Most teams feel their publishing getting louder but not sharper, scattered briefs, shifting voice, and edits that grow longer as deadlines shrink. XEMATIX's logomorphic architecture solves this by turning your principles into working parts that guide the work while staying backstage.
How to separate signal from noise
You don't need more content; you need clearer filters. In XEMATIX, logomorphic architecture uses ALOs (Abstract Language Objects) to hold your voice and structure, while a Semantic Motherboard sets the rules of engagement across pieces. Together they enforce one simple idea: publish cause over noise.
Logomorphic architecture is the design pattern that turns your publishing principles into modular components governed by a motherboard. It keeps voice, structure, and quality consistent while hiding the machinery from readers. An ALO functions as a reusable instruction set for a content type, think living style guide in code. CAM provides a cognitive alignment scaffold mapping Mission, Vision, Strategy, Tactics, and Conscious Awareness into the shape of a piece.
The faint signal is the earliest form of strategic clarity. You strengthen it by running small, reversible experiments that expose causality faster than noise and narrative can distort it.
Strategy vs tactics
The framework here is CAM, treated as alignment, not management. You use it to shape intent and flow so tactics roll up to strategy without heavy process. The result is operational clarity without project overhead.
Start briefs with a single sentence of purpose. If you can't write it, don't start. Write the desired reader shift in one line, “From X to Y”, to set your trajectory vector. Choose one claim to prove and strip the rest. Plan two moves only: a reversible experiment and a polish pass. Before you ship, ask “What did we learn?” and capture it in the audit trail for traceable reasoning.

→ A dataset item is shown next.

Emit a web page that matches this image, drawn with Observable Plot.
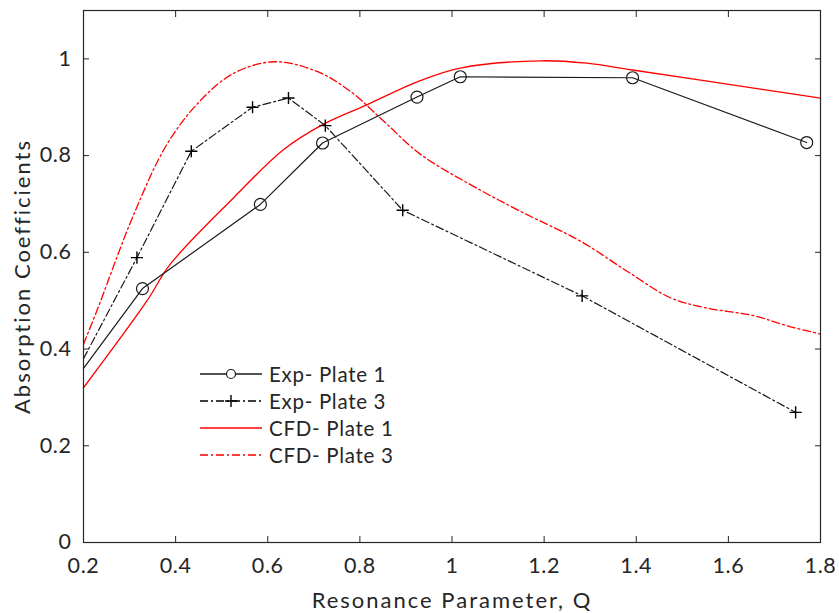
<!DOCTYPE html>
<html>
<head>
<meta charset="utf-8">
<script src="https://cdn.jsdelivr.net/npm/d3@7"></script>
<script src="https://cdn.jsdelivr.net/npm/@observablehq/plot@0.6"></script>
<style>
  body { margin: 0; background: #fff; }
  #wrap { position: relative; width: 839px; height: 613px; font-family: Lato, "Open Sans", sans-serif; }
  #legend { position: absolute; left: 200px; top: 360px; color: #262626; font-size: 20.5px; letter-spacing: 0.7px; }
  #legend .row { display: flex; align-items: center; height: 27.2px; }
  #legend svg { margin-right: 7px; }
</style>
</head>
<body>
<div id="wrap"><div id="legend"></div></div>
<script>
// Exp- Plate 1 (circles)
const expP1Q = [0.2, 0.328, 0.584, 0.719, 0.924, 1.018, 1.392, 1.770];
const expP1A = [0.36, 0.525, 0.699, 0.826, 0.921, 0.963, 0.961, 0.827];
// Exp- Plate 3 (plus)
const expP3Q = [0.2, 0.316, 0.434, 0.567, 0.645, 0.725, 0.893, 1.2825, 1.746];
const expP3A = [0.38, 0.589, 0.809, 0.900, 0.919, 0.862, 0.687, 0.510, 0.269];
// CFD- Plate 1
const cfdP1Q = [0.2, 0.338, 0.388, 0.526, 0.634, 0.719, 0.815, 0.931, 1.018, 1.192, 1.293, 1.392, 1.583, 1.8];
const cfdP1A = [0.320, 0.500, 0.575, 0.713, 0.812, 0.864, 0.905, 0.955, 0.981, 0.996, 0.991, 0.977, 0.950, 0.919];
// CFD- Plate 3
const cfdP3Q = [0.2, 0.229, 0.309, 0.381, 0.453, 0.526, 0.613, 0.707, 0.779, 0.852, 0.931, 1.040, 1.148, 1.279, 1.380, 1.474, 1.547, 1.655, 1.728, 1.8];
const cfdP3A = [0.410, 0.479, 0.678, 0.823, 0.913, 0.970, 0.994, 0.974, 0.933, 0.871, 0.803, 0.740, 0.685, 0.623, 0.561, 0.506, 0.486, 0.469, 0.448, 0.431];

const xTicks = [0.2, 0.4, 0.6, 0.8, 1, 1.2, 1.4, 1.6, 1.8];
const yTicks = [0, 0.2, 0.4, 0.6, 0.8, 1];
const seriesNames = ["Exp- Plate 1", "Exp- Plate 3", "CFD- Plate 1", "CFD- Plate 3"];
const xLabel = "Resonance Parameter, Q";
const yLabel = "Absorption Coefficients";

const toRows = (qs, as) => qs.map((q, i) => ({q, a: as[i]}));
const e1 = toRows(expP1Q, expP1A);
const e3 = toRows(expP3Q, expP3A);
const c1 = toRows(cfdP1Q, cfdP1A);
const c3 = toRows(cfdP3Q, cfdP3A);

const ink = "#262626";
const dashBlack = "8,3,2,3";
const dashRed = "8,3,2,3";

const chart = Plot.plot({
  width: 839,
  height: 613,
  marginLeft: 83,
  marginRight: 19,
  marginTop: 10,
  marginBottom: 71,
  style: {fontFamily: "Lato, 'Open Sans', sans-serif", background: "#fff"},
  x: {domain: [0.2, 1.8]},
  y: {domain: [0, 1.1]},
  marks: [
    Plot.line(c3, {x: "q", y: "a", stroke: "#ff0000", strokeWidth: 1.3, strokeDasharray: dashRed, curve: "catmull-rom"}),
    Plot.line(c1, {x: "q", y: "a", stroke: "#ff0000", strokeWidth: 1.3, curve: "catmull-rom"}),
    Plot.line(e3, {x: "q", y: "a", stroke: "#1a1a1a", strokeWidth: 1.2, strokeDasharray: dashBlack}),
    Plot.line(e1, {x: "q", y: "a", stroke: "#1a1a1a", strokeWidth: 1.2}),
    Plot.dot(e1.slice(1), {x: "q", y: "a", r: 6, stroke: "#1a1a1a", strokeWidth: 1.2, fill: "none"}),
    Plot.dot(e3.slice(1), {x: "q", y: "a", r: 4, symbol: "plus", stroke: "#000", strokeWidth: 1.4}),
    Plot.axisX(xTicks, {anchor: "bottom", tickSize: -6, tickPadding: 21, fontSize: 21.5, color: ink, label: null, tickFormat: d => String(d)}),
    Plot.axisX(xTicks, {anchor: "top", tickSize: -6, color: ink, label: null, tickFormat: () => ""}),
    Plot.axisY(yTicks, {anchor: "left", tickSize: -6, tickPadding: 18, fontSize: 21.5, color: ink, label: null, tickFormat: d => String(d)}),
    Plot.axisY(yTicks, {anchor: "right", tickSize: -6, color: ink, label: null, tickFormat: () => ""}),
    Plot.frame({stroke: ink, strokeWidth: 1.2}),
    Plot.text([xLabel], {frameAnchor: "bottom", dy: 65, fontSize: 22, fill: ink, textAnchor: "middle"}),
    Plot.text([yLabel], {frameAnchor: "left", dx: -61, rotate: -90, fontSize: 22, fill: ink, textAnchor: "middle"})
  ]
});
const wrap = document.getElementById("wrap");
wrap.insertBefore(chart, wrap.firstChild);
chart.querySelectorAll("text").forEach(t => {
  if (t.textContent === yLabel || t.textContent === xLabel) t.style.letterSpacing = "2px";
});
chart.querySelectorAll("[aria-label='x-axis tick label'] text, [aria-label='y-axis tick label'] text").forEach(t => t.style.letterSpacing = "0.6px");

// Legend
const legendSpecs = [
  {name: seriesNames[0], stroke: "#1a1a1a", dash: null, marker: "circle"},
  {name: seriesNames[1], stroke: "#000", dash: dashBlack, marker: "plus"},
  {name: seriesNames[2], stroke: "#ff0000", dash: null, marker: null},
  {name: seriesNames[3], stroke: "#ff0000", dash: dashRed, marker: null}
];
const legend = d3.select("#legend");
for (const s of legendSpecs) {
  const row = legend.append("div").attr("class", "row");
  const svg = row.append("svg").attr("width", 62).attr("height", 20);
  svg.append("line").attr("x1", 0).attr("x2", 62).attr("y1", 10).attr("y2", 10)
    .attr("stroke", s.stroke).attr("stroke-width", 1.3).attr("stroke-dasharray", s.dash);
  if (s.marker === "circle") {
    svg.append("circle").attr("cx", 31).attr("cy", 10).attr("r", 4.5).attr("fill", "#fff").attr("stroke", s.stroke).attr("stroke-width", 1.2);
  } else if (s.marker === "plus") {
    svg.append("path").attr("d", "M25,10H37M31,4V16").attr("stroke", s.stroke).attr("stroke-width", 1.4);
  }
  row.append("span").text(s.name);
}
</script>
</body>
</html>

Strategy is the art of saying less, better. CAM gives you a small sane system that resists drift. The discipline is merciful: the less you carry, the more you can see. When the frame is light, the signal has room to surface.
Rapid testing frameworks
Short loops beat long debates. Run a 72-hour loop: draft, test a single variable, polish, ship, review. Keep experiments reversible so you can learn without fear.
Choose one lever per piece, headline angle, proof order, or example density. Run exactly 3 tests before you graduate a pattern. Maintain a “personal operating thesis” for the quarter and update it only after those 3 tests converge. Use one instrument: a lightweight checklist that enforces voice, structure, and a final “reader benefit” check.
The Pitch Trace Method offers a simple way to confirm you have signal before scaling. You sketch the core pitch in two lines, trace it through the outline, then through the draft, and finally through the edit. If the pitch weakens at any stage, you tighten that stage before moving on.
Decision making under uncertainty
You won't get certainty upfront. You'll get faint hints. Treat them like hypotheses, not wins.
A B2B team cut its topics list from 40 to 8 and ran 3 reversible experiments on proof order. Result: fewer drafts stalled in review and a measurable lift in reader replies within one week. A solo consultant alternated short briefs and long explainers for two weeks. The briefs drove 5 new intro calls; the explainers drove none. He kept briefs as his default and used explainers only when teaching a core idea.
Won't this make us sound robotic? No. The architecture encodes choices, not scripts. The polish pass protects voice; it doesn't flatten it.
You don't need engineers to start. Begin with plain-language ALOs: a one-page brief template, an outline pattern, and a check-before-ship list. Formalize later. For multiple voices, use one motherboard with multiple ALOs, one per voice. The shared rules ensure coherence; the ALOs keep each voice distinct.
Operating a cognitive publishing pipeline
Here's the practical loop to stay steady when you're facing signal vs noise on the far side of complexity. Keep one claim, one lever, one loop. After 3 tests align, codify the pattern into your ALO so the win persists. Over time, the pipeline becomes your quiet advantage.
Use CAM as a light scaffold for intent. Run 72-hour reversible experiments to expose causality. Protect voice with a focused polish pass and an audit trail. The discipline isn't about perfection, it's about building a system that gets clearer under pressure, not louder.
Here's something you can tackle right now:
Before writing your next piece, write the desired reader shift in one line: ‘From X to Y.' Use this as your trajectory vector throughout the draft.